Written task - Include the line containing "-0.2, 0.0, 0.0]" and all lines before it, repeated exactly from the listing below, without pictures.

════════

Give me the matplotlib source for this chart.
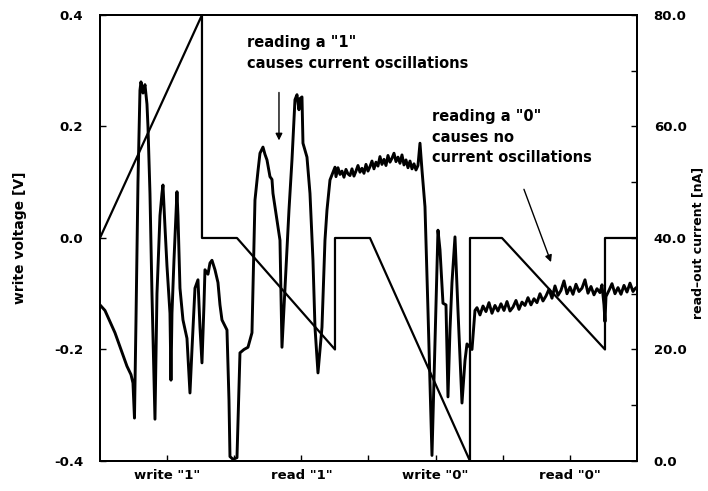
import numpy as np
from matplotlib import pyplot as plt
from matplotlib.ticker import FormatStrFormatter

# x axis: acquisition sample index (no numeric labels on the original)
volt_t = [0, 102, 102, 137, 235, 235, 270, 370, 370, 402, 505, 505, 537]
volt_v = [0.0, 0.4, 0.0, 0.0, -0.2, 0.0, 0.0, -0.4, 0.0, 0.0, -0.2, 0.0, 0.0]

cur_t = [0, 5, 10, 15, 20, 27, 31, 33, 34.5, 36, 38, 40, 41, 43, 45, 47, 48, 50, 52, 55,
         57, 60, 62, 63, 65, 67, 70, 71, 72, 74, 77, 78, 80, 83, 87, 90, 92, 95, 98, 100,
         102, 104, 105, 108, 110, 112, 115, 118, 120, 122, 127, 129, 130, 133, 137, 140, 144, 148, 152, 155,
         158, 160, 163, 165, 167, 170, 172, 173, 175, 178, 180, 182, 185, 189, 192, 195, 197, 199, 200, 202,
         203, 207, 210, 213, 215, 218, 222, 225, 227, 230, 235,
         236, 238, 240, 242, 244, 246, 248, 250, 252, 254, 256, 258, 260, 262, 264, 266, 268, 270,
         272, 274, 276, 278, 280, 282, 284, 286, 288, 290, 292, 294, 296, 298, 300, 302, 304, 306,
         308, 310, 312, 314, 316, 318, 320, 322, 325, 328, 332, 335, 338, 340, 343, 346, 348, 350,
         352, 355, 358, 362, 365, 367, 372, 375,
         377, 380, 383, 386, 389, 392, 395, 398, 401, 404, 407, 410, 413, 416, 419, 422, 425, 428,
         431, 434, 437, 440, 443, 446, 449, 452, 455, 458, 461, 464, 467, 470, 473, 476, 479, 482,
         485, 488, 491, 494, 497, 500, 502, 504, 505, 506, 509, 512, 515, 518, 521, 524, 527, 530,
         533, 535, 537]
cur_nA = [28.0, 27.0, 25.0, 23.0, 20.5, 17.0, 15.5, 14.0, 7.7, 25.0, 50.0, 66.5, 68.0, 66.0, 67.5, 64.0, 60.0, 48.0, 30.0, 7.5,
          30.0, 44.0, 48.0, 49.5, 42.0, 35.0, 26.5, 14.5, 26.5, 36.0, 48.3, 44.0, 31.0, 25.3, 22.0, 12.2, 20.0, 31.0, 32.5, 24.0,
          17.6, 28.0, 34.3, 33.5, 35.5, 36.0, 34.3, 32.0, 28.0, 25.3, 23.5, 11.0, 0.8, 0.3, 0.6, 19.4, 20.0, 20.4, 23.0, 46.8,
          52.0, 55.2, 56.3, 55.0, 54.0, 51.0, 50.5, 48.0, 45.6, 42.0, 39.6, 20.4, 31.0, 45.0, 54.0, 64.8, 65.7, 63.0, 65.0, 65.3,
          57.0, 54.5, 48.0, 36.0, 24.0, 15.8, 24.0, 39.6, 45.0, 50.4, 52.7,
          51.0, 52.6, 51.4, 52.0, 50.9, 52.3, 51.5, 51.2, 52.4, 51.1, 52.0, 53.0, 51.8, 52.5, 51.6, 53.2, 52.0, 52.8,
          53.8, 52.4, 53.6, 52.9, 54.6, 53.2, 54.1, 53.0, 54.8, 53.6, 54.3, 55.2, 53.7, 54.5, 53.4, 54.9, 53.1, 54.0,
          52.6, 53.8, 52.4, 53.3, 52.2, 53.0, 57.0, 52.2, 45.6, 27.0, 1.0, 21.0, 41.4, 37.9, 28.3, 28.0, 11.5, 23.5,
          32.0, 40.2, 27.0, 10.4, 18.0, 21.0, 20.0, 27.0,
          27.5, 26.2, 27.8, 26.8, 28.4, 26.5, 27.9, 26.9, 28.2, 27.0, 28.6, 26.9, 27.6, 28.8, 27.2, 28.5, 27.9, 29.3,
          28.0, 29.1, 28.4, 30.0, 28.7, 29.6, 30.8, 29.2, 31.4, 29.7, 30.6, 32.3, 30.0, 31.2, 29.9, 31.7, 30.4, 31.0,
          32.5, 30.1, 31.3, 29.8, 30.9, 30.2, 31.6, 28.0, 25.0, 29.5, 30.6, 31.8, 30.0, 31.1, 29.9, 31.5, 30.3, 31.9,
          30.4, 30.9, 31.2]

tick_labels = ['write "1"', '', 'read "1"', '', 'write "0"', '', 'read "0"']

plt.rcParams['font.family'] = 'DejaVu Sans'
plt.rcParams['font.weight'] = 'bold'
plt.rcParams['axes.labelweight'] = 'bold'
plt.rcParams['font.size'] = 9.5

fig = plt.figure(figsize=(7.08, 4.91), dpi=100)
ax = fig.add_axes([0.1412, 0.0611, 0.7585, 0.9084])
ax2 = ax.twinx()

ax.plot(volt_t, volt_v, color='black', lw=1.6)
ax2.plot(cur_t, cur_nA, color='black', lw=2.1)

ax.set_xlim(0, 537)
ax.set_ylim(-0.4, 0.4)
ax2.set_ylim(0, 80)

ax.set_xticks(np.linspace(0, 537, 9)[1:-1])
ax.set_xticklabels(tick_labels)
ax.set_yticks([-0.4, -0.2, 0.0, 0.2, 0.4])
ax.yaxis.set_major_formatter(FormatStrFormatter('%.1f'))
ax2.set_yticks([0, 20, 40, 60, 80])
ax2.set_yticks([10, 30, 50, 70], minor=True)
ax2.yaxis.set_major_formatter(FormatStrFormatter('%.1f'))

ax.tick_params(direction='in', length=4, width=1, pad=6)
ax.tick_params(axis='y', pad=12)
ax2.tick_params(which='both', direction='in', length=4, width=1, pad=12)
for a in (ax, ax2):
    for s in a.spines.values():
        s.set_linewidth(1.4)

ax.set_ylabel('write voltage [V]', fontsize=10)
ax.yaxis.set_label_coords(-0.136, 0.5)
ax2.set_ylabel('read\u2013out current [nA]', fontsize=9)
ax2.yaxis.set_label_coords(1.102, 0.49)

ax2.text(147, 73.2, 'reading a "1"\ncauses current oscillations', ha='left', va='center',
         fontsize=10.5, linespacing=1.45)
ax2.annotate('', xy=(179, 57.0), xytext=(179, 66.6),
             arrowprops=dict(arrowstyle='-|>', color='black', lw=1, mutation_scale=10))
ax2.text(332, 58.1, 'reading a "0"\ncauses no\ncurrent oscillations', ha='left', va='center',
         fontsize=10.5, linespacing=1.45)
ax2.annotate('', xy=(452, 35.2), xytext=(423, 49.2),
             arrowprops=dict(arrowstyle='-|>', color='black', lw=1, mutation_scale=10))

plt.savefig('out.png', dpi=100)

════════

Task answer -
Give me the matplotlib source for this chart.
import numpy as np
from matplotlib import pyplot as plt
from matplotlib.ticker import FormatStrFormatter

# x axis: acquisition sample index (no numeric labels on the original)
volt_t = [0, 102, 102, 137, 235, 235, 270, 370, 370, 402, 505, 505, 537]
volt_v = [0.0, 0.4, 0.0, 0.0, -0.2, 0.0, 0.0, -0.4, 0.0, 0.0, -0.2, 0.0, 0.0]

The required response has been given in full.